Title: Bitter Greens
Author: Kate Forsyth
Publisher: Allison & Busby
First Published: 25 February 2013 (hardback/Kindle) / 29 July 2013 (paperback)
No .of pages: 496
Synopsis (from Fantastic Fiction):
Charlotte-Rose de la Force, exiled from the court of King Louis XIV, has always been a great talker and teller of tales.
Selena Leonelli, once the exquisite muse of the great Venetian artist Tiziano, is terrified of time.
Margherita, trapped in a doorless tower and burdened by tangles of her red-gold hair, must find a way to escape.
You may think you know the story of Rapunzel . . .
Everyone loves a good fairytale, and one of the most beautiful, mysterious and compelling of all is that of Rapunzel. It has had many different names and versions, but the one that is perhaps best known was penned not by a man (or by the bothers Grimm, as most people assume – they only adapted it) , as most novels and writings of that time, but by a woman. And not just any woman, but one of the most notorious and scandalous women of her age, Charlotte-Rose de Caumont de la Force, who was exiled from the court of King Louis XIV, the Sun King, after a life that would make even the most hedonistic of courtiers blush!

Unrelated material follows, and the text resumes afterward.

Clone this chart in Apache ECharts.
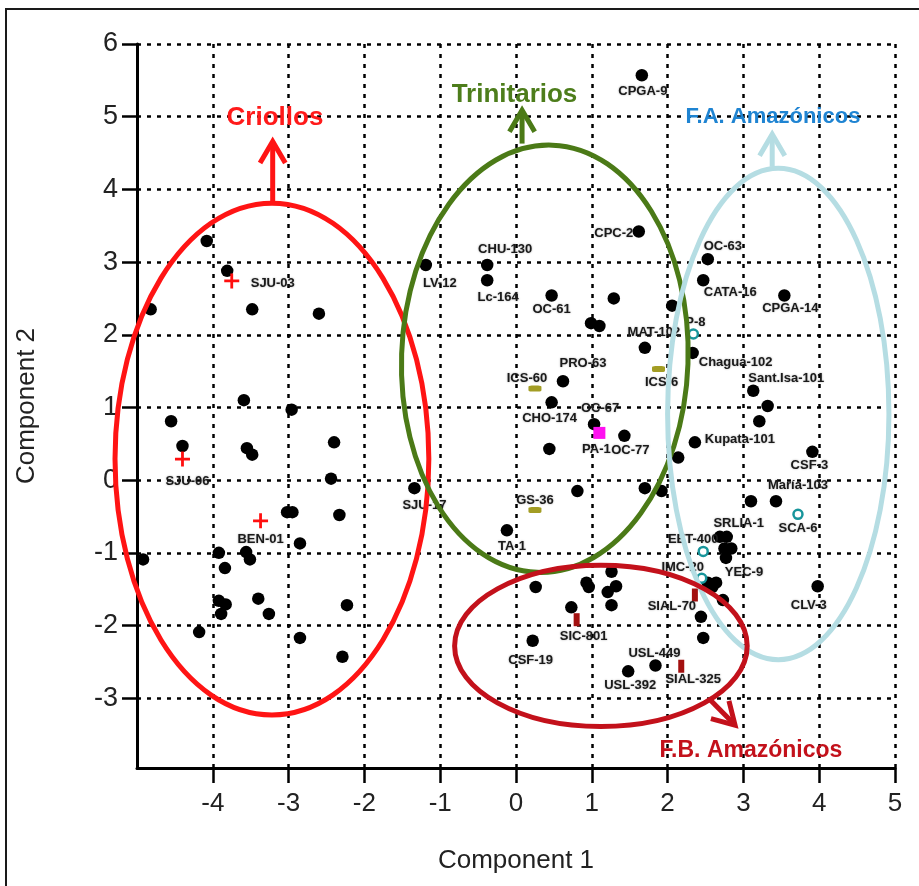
<!DOCTYPE html>
<html>
<head>
<meta charset="utf-8">
<title>PCA cacao accessions</title>
<script src="https://cdn.jsdelivr.net/npm/echarts@6.0.0/dist/echarts.min.js"></script>
<style>
  html, body { margin: 0; padding: 0; background: #fff; }
  #chart { width: 919px; height: 886px; }
</style>
</head>
<body>
<div id="chart"></div>
<script>
// ---- Data: PCA scores (Component 1, Component 2) ----
const labelledNames = [
  'LV-12', 'CHU-130', 'Lc-164', 'OC-61', 'CPC-2', 'CPGA-9', 'OC-63', 'CATA-16', 'CPGA-14',
  'MAT-102', 'Chagua-102', 'PRO-63', 'CHO-174', 'OC-67', 'OC-77', 'Kupata-101', 'Sant.Isa-101',
  'CSF-3', 'María-103', 'SRLIA-1', 'YEC-9', 'CLV-3', 'SJU-17', 'TA-1', 'CSF-19', 'USL-449', 'USL-392',
  'SJU-03', 'SJU-06', 'BEN-01',
  'ICS-60', 'ICS-6', 'GS-36',
  'PA-1',
  'P-8', 'EET-400', 'IMC-20', 'SCA-6',
  'SIC-801', 'SIAL-70', 'SIAL-325'
];
const labelledPc1 = [
  -1.19, -0.38, -0.38, 0.47, 1.62, 1.66, 2.53, 2.47, 3.54,
  1.70, 2.33, 0.62, 0.47, 1.03, 1.43, 2.36, 3.13,
  3.91, 3.43, 2.78, 2.77, 3.98, -1.34, -0.12, 0.22, 1.84, 1.48,
  -3.75, -4.40, -3.37,
  0.25, 1.88, 0.25,
  1.10,
  2.34, 2.47, 2.45, 3.72,
  0.80, 2.36, 2.18
];
const labelledPc2 = [
  2.96, 2.96, 2.75, 2.54, 3.42, 5.57, 3.04, 2.75, 2.54,
  1.82, 1.75, 1.36, 1.07, 0.77, 0.61, 0.52, 1.23,
  0.39, -0.29, -0.78, -1.07, -1.46, -0.11, -0.69, -2.21, -2.55, -2.63,
  2.74, 0.29, -0.56,
  1.26, 1.53, -0.41,
  0.65,
  2.01, -0.98, -1.35, -0.47,
  -1.92, -1.58, -2.56
];
const labelledKind = [
  'dot', 'dot', 'dot', 'dot', 'dot', 'dot', 'dot', 'dot', 'dot',
  'dot', 'dot', 'dot', 'dot', 'dot', 'dot', 'dot', 'dot',
  'dot', 'dot', 'dot', 'dot', 'dot', 'dot', 'dot', 'dot', 'dot', 'dot',
  'cross', 'cross', 'cross',
  'olive', 'olive', 'olive',
  'magenta',
  'ring', 'ring', 'ring', 'ring',
  'bar', 'bar', 'bar'
];

// accessions plotted without a label
const otherPc1 = [
  -4.08, -3.81, -4.82, -3.48, -2.60, -3.59, -2.96, -4.55, -4.40, -3.55, -3.48, -2.40, -2.44,
  -3.02, -2.95, -2.33, -2.85, -4.92, -3.92, -3.56, -3.51, -3.84, -3.92, -3.83, -3.89, -3.40,
  -3.26, -2.23, -4.18, -2.85, -2.29,
  1.29, 2.06, 0.99, 1.10, 0.44, 2.14, 0.81, 1.70, 1.92, 3.32, 3.21, 3.10, 2.69, 2.75, 2.84,
  2.53, 2.64, 2.59, 2.73, 2.44, 2.47,
  0.26, 0.93, 0.96, 1.26, 1.32, 1.21, 1.26, 0.73
];
const otherPc2 = [
  3.29, 2.88, 2.35, 2.35, 2.29, 1.10, 0.97, 0.81, 0.47, 0.44, 0.35, 0.52, 0.02,
  -0.44, -0.44, -0.48, -0.87, -1.09, -1.00, -0.99, -1.09, -1.21, -1.66, -1.71, -1.84, -1.63,
  -1.84, -1.72, -2.09, -2.17, -2.43,
  2.50, 2.40, 2.16, 2.12, 0.43, 0.31, -0.15, -0.11, -0.15, 1.02, 0.81, -0.29, -0.78, -0.94, -0.94,
  -1.41, -1.41, -1.47, -1.65, -1.88, -2.17,
  -1.47, -1.41, -1.47, -1.26, -1.46, -1.54, -1.72, -1.75
];

const xTicks = [-4, -3, -2, -1, 0, 1, 2, 3, 4, 5];
const yTicks = [-3, -2, -1, 0, 1, 2, 3, 4, 5, 6];
const groupTitles = ['Criollos', 'Trinitarios', 'F.A. Amazónicos', 'F.B. Amazónicos'];

// ---- Presentation ----
// label centre relative to its marker, in pixels
const labelOffset = {
  'SJU-03': [41, 2], 'SJU-06': [5, 22], 'BEN-01': [0, 19], 'SJU-17': [10, 17],
  'LV-12': [14, 18], 'CHU-130': [18, -16], 'Lc-164': [11, 17], 'OC-61': [0, 14],
  'CPC-2': [-25, 2], 'CPGA-9': [1, 16], 'OC-63': [15, -13], 'CATA-16': [27, 12],
  'CPGA-14': [6, 13], 'MAT-102': [9, -15], 'P-8': [2, -12], 'Chagua-102': [43, 9],
  'ICS-6': [3, 13], 'ICS-60': [-8, -10], 'PRO-63': [20, -18], 'CHO-174': [-2, 16],
  'OC-67': [6, -16], 'PA-1': [-3, 17], 'OC-77': [6, 15], 'Kupata-101': [45, -3],
  'Sant.Isa-101': [33, -12], 'CSF-3': [-3, 14], 'María-103': [22, -16], 'SCA-6': [0, 14],
  'SRLIA-1': [12, -13], 'EET-400': [-10, -12], 'IMC-20': [-19, -11], 'YEC-9': [18, 14],
  'CLV-3': [-9, 19], 'SIAL-70': [-23, 11], 'SIC-801': [7, 17], 'CSF-19': [-2, 20],
  'USL-449': [-1, -12], 'USL-392': [2, 14], 'SIAL-325': [12, 13], 'TA-1': [5, 16],
  'GS-36': [0, -10]
};

const markerStyle = {
  dot:     { symbol: 'circle', symbolSize: 12.5, itemStyle: { color: '#000', opacity: 1 } },
  cross:   { symbol: 'path://M-1.4,-7.5 H1.4 V-1.4 H7.5 V1.4 H1.4 V7.5 H-1.4 V1.4 H-7.5 V-1.4 H-1.4 Z',
             symbolSize: 15, itemStyle: { color: '#ff0f0f', opacity: 1 } },
  olive:   { symbol: 'roundRect', symbolSize: [13, 6], itemStyle: { color: '#a39d24', opacity: 1 } },
  magenta: { symbol: 'rect', symbolSize: [12, 12], itemStyle: { color: '#ff10f0', opacity: 1 } },
  ring:    { symbol: 'circle', symbolSize: 9,
             itemStyle: { color: '#ffffff', borderColor: '#17959b', borderWidth: 2.5, opacity: 1 } },
  bar:     { symbol: 'rect', symbolSize: [6, 13], itemStyle: { color: '#a3100f', opacity: 1 } }
};

// cluster outlines (data units), their arrows and titles
const outlines = [
  { cx: -3.22, cy: 0.29, rx: 2.07, ry: 3.52, rot: 0, stroke: '#ff1414', text: '#ff1a1a',
    from: [-3.21, 3.82], to: [-3.21, 4.66], at: [-3.18, 4.98], size: 26 },
  { cx: 0.38, cy: 1.67, rx: 1.89, ry: 2.94, rot: -0.035, stroke: '#4b7a17', text: '#4d7d1b',
    from: [0.08, 4.63], to: [0.08, 5.09], at: [-0.02, 5.30], size: 26 },
  { cx: 3.46, cy: 0.91, rx: 1.46, ry: 3.38, rot: 0, stroke: '#b5dde3', text: '#1f84d2',
    from: [3.38, 4.31], to: [3.38, 4.76], at: [3.39, 4.99], size: 22 },
  { cx: 1.12, cy: -2.28, rx: 1.93, ry: 1.11, rot: 0, stroke: '#c3111b', text: '#c3111b',
    from: [2.56, -3.02], to: [2.89, -3.37], at: [3.10, -3.72], size: 23 }
];

const tickFont = "'Liberation Sans', Arial, sans-serif";
const labelFont = "'Liberation Sans', Arial, sans-serif";

// ---- Series ----
const kinds = ['dot', 'cross', 'olive', 'magenta', 'ring', 'bar'];
const scatterSeries = kinds.map(kind => {
  const items = [];
  labelledNames.forEach((name, i) => {
    if (labelledKind[i] !== kind) return;
    items.push({
      name: name,
      value: [labelledPc1[i], labelledPc2[i]],
      label: { offset: labelOffset[name] || [0, 14] }
    });
  });
  return Object.assign({
    type: 'scatter',
    name: kind,
    z: 3,
    data: items,
    label: {
      show: true,
      formatter: '{b}',
      position: 'inside',
      align: 'center',
      verticalAlign: 'middle',
      fontFamily: labelFont,
      fontSize: 13,
      fontWeight: 'bold',
      color: '#1a1a1a',
      textShadowColor: 'rgba(0,0,0,0.35)',
      textShadowBlur: 2
    },
    emphasis: { disabled: true }
  }, markerStyle[kind]);
});

scatterSeries.unshift(Object.assign({
  type: 'scatter',
  name: 'unlabelled',
  z: 3,
  data: otherPc1.map((x, i) => [x, otherPc2[i]]),
  emphasis: { disabled: true }
}, markerStyle.dot));

const outlineSeries = {
  type: 'custom',
  name: 'groups',
  z: 6,
  clip: false,
  silent: true,
  data: outlines.map(o => [o.cx, o.cy]),
  renderItem: function (params, api) {
    const o = outlines[params.dataIndex];
    const c = api.coord([o.cx, o.cy]);
    const r = api.size([o.rx, o.ry]);
    const a0 = api.coord(o.from);
    const a1 = api.coord(o.to);
    const ang = Math.atan2(a1[1] - a0[1], a1[0] - a0[0]);
    const head = 25, spread = 0.53;
    const h1 = [a1[0] - head * Math.cos(ang - spread), a1[1] - head * Math.sin(ang - spread)];
    const h2 = [a1[0] - head * Math.cos(ang + spread), a1[1] - head * Math.sin(ang + spread)];
    const t = api.coord(o.at);
    return {
      type: 'group',
      children: [
        {
          type: 'ellipse',
          shape: { cx: c[0], cy: c[1], rx: r[0], ry: r[1] },
          rotation: o.rot, originX: c[0], originY: c[1],
          style: { fill: null, stroke: o.stroke, lineWidth: 5 }
        },
        {
          type: 'polyline',
          shape: { points: [a0, a1] },
          style: { fill: null, stroke: o.stroke, lineWidth: 5 }
        },
        {
          type: 'polyline',
          shape: { points: [h1, a1, h2] },
          style: { fill: null, stroke: o.stroke, lineWidth: 5, lineJoin: 'miter' }
        },
        {
          type: 'text',
          x: t[0], y: t[1],
          style: {
            text: groupTitles[params.dataIndex],
            fill: o.text,
            font: 'bold ' + o.size + 'px ' + labelFont,
            align: 'center',
            verticalAlign: 'middle',
            shadowColor: 'rgba(0,0,0,0.3)',
            shadowBlur: 3
          }
        }
      ]
    };
  }
};

const gridLine = { show: true, lineStyle: { color: '#000', width: 2.5, type: [4, 6] } };

const option = {
  animation: false,
  backgroundColor: '#ffffff',
  grid: { left: 137, right: 24, top: 44, bottom: 118 },
  xAxis: {
    type: 'value',
    min: -5, max: 5, interval: 1,
    name: 'Component 1',
    nameLocation: 'middle',
    nameGap: 80,
    nameTextStyle: { fontFamily: tickFont, fontSize: 26, color: '#222' },
    axisLine: { onZero: false, lineStyle: { color: '#000', width: 3 } },
    axisTick: { length: 15, lineStyle: { color: '#000', width: 2.5 }, customValues: xTicks },
    axisLabel: {
      customValues: xTicks,
      margin: 23, fontFamily: tickFont, fontSize: 26, color: '#222',
      formatter: v => (xTicks.indexOf(v) >= 0 ? String(v) : '')
    },
    splitLine: gridLine
  },
  yAxis: {
    type: 'value',
    min: -3.96, max: 6, splitNumber: 10,
    name: 'Component 2',
    nameLocation: 'middle',
    nameGap: 97,
    nameTextStyle: { fontFamily: tickFont, fontSize: 26, color: '#222' },
    axisLine: { onZero: false, lineStyle: { color: '#000', width: 3 } },
    axisTick: { length: 15, lineStyle: { color: '#000', width: 2.5 }, customValues: yTicks },
    axisLabel: {
      customValues: yTicks,
      margin: 19, fontFamily: tickFont, fontSize: 27, color: '#222',
      formatter: v => (yTicks.indexOf(v) >= 0 ? String(v) : '')
    },
    splitLine: gridLine
  },
  graphic: [
    {
      type: 'rect',
      shape: { x: 6, y: 9, width: 940, height: 900 },
      style: { fill: null, stroke: '#1a1a1a', lineWidth: 2 },
      silent: true
    }
  ],
  series: scatterSeries.concat([outlineSeries])
};

const chart = echarts.init(document.getElementById('chart'), null, { renderer: 'canvas' });
chart.setOption(option);
</script>
</body>
</html>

Kate Forsyth has expertly woven together three stories that at once mirror each other whilst at the same time are completely different, deftly combining different time lines and locations to create an exquisitely intricate tale that will shock, amaze and bewitch. Readers will be drawn into the whirlwind of the 17th century French court, and the artistic beauty of Italy as the elements draw together the lives of Madamoiselle de la Force (the storyteller), Selena Leonelli (the sorceress), and Margherita (who has had so many incarnations as the beautiful heroine with the tangled hair).
The lines between fact and fiction are expertly blurred and blended till we find ourselves wrapped up in the fairytale ourselves, no longer able to untangle the strands of three very different lives that have culminated in one of the best-loved fairytales of all time.